- Born: c. 1668
- Died: 1748 (aged 79–80) Aberdeen, Scotland
- Years active: 1718–1723
- Medical career
- Profession: Surgeon
- Research: Inoculation

= Charles Maitland (physician) =

Scottish surgeon (c. 1668–1748)

Charles Maitland (c. 1668 – 1748) was a Scottish surgeon who inoculated people against smallpox.

==Career==
In March 1718, Lady Mary Wortley Montagu had Maitland, who was then serving in the British embassy in Constantinople, Turkey, inoculate her five-year-old son Edward. The process was done by an elderly Greek woman from Pera under Maitland's direction. Montague did not tell her husband until a week after when it proved to be successful.

They returned to London in April 1721, when Montagu requested that her daughter Mary, who was four, be inoculated. Maitland reluctantly agreed if there were other witnesses present, so three physicians from the Royal College of Physicians were there for the procedure, the first professional inoculation in England. One of the witnesses, James Keith, was so pleased by the success that he had Maitland inoculate his six-year-old son; Keith's other children had all died of smallpox. The Montague family promoted inoculation in England, calling it a "useful invention".

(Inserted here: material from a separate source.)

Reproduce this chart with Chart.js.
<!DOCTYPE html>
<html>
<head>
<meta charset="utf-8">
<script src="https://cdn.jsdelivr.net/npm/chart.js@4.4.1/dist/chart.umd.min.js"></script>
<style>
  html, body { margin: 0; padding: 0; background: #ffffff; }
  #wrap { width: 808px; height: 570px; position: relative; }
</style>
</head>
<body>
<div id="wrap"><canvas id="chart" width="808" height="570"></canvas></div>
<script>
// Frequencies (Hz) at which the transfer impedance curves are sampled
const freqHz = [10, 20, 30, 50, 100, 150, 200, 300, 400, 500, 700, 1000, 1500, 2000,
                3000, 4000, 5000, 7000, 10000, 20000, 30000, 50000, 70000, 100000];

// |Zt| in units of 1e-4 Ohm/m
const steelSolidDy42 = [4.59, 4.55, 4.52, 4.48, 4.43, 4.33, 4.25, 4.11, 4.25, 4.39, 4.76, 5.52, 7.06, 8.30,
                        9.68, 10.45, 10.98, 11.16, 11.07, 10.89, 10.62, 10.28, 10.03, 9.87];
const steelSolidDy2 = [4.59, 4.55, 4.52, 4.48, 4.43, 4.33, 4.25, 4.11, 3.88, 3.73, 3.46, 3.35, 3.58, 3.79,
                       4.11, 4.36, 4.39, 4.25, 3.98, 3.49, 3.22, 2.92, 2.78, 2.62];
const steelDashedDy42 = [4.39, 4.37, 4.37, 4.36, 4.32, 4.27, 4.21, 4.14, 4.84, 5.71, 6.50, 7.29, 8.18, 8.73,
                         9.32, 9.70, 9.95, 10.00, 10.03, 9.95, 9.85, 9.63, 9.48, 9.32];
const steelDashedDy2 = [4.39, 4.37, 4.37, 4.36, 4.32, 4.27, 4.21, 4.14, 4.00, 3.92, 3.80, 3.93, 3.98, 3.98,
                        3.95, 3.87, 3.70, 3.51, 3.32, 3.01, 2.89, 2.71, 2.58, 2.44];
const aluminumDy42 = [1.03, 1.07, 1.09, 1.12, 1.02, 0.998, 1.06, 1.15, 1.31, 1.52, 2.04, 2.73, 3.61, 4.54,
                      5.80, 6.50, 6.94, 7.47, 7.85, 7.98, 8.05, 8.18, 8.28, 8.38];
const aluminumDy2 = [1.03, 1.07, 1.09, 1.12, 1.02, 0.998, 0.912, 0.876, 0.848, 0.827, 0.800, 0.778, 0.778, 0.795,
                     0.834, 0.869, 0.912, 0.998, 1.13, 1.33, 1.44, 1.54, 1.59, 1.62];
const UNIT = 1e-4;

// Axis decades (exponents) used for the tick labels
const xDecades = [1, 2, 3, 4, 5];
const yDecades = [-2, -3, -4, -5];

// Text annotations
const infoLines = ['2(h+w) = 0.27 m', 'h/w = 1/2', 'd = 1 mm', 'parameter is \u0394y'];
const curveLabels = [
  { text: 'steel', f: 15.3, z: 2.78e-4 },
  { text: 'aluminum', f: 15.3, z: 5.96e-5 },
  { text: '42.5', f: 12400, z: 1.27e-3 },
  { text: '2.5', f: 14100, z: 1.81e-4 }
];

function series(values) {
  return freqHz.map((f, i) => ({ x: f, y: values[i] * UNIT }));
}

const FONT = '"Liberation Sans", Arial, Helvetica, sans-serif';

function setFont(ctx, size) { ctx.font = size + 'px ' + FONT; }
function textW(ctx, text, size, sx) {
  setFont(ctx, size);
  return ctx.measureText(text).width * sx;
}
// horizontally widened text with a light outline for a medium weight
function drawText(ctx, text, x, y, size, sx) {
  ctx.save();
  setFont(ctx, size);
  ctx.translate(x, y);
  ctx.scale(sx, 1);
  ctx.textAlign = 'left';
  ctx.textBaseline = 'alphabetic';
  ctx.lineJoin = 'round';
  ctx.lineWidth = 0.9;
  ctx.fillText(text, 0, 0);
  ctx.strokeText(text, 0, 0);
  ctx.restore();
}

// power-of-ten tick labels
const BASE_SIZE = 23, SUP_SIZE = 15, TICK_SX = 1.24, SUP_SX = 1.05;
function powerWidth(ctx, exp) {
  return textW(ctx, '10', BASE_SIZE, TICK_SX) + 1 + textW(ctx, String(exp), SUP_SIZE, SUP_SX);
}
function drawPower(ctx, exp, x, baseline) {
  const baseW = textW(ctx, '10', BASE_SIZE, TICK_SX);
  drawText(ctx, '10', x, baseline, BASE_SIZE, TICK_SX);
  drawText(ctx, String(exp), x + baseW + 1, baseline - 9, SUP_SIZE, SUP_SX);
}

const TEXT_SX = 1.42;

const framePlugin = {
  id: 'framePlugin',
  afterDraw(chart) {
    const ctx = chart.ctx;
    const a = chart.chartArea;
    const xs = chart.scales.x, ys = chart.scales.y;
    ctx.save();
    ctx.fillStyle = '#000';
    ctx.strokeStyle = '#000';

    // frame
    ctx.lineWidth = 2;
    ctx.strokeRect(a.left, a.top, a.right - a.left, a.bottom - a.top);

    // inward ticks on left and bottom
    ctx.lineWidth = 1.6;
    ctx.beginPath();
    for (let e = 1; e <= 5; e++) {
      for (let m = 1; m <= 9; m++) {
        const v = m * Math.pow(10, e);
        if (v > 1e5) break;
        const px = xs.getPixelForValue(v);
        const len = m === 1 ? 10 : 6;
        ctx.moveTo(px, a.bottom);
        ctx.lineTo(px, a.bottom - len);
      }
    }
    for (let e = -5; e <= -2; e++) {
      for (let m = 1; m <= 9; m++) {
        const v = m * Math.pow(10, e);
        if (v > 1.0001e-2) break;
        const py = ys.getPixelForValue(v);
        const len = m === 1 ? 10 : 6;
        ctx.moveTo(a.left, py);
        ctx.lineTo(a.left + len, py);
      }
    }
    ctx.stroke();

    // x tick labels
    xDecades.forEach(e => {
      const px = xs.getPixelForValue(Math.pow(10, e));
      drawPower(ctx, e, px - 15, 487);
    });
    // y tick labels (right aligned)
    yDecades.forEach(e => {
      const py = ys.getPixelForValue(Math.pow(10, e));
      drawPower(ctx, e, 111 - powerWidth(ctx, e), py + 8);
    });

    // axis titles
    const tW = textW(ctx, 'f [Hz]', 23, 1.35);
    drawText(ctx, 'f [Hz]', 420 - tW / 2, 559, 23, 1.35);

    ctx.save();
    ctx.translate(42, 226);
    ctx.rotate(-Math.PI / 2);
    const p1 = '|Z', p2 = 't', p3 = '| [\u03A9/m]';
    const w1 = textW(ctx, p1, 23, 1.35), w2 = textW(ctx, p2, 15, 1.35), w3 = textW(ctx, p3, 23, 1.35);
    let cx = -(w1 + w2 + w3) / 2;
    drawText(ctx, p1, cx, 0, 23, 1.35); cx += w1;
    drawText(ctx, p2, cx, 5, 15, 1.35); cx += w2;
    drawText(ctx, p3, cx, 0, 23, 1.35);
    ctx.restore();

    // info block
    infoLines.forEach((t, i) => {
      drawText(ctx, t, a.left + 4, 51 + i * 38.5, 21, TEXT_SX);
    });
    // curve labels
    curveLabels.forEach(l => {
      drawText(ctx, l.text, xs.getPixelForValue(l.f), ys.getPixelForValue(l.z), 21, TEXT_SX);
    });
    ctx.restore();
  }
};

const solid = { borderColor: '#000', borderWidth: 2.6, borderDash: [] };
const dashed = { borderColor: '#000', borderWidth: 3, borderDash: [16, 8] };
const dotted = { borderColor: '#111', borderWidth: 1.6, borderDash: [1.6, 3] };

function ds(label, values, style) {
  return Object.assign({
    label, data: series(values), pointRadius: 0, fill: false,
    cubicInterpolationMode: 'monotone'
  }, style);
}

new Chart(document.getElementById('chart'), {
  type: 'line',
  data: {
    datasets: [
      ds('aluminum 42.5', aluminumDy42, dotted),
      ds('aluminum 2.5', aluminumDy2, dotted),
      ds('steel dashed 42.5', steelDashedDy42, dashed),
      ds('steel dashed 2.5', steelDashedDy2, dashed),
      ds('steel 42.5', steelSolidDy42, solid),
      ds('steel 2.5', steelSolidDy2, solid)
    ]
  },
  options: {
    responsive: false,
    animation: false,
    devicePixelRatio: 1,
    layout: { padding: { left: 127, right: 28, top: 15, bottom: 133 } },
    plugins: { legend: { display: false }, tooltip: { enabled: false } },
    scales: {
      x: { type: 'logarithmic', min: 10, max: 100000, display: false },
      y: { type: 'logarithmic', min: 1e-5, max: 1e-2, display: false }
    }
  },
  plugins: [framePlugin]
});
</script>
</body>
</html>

On 9 August 1721, Maitland received a Royal Licence that allowed him to test variolation on six prisoners from Newgate Prison. The experiment took place in August 1722, under the direction of Sir Hans Sloane. All prisoners survived, and they were pardoned later that year. One prisoner who was exposed to the disease proved to be immune.

In late 1722, Caroline of Ansbach ordered the inoculation of five orphans of St. James's Parish in London. Following their success, Caroline had Maitland inoculate her eldest son, Frederick and one other child.

The surgeon died in Aberdeen, Scotland, in 1748.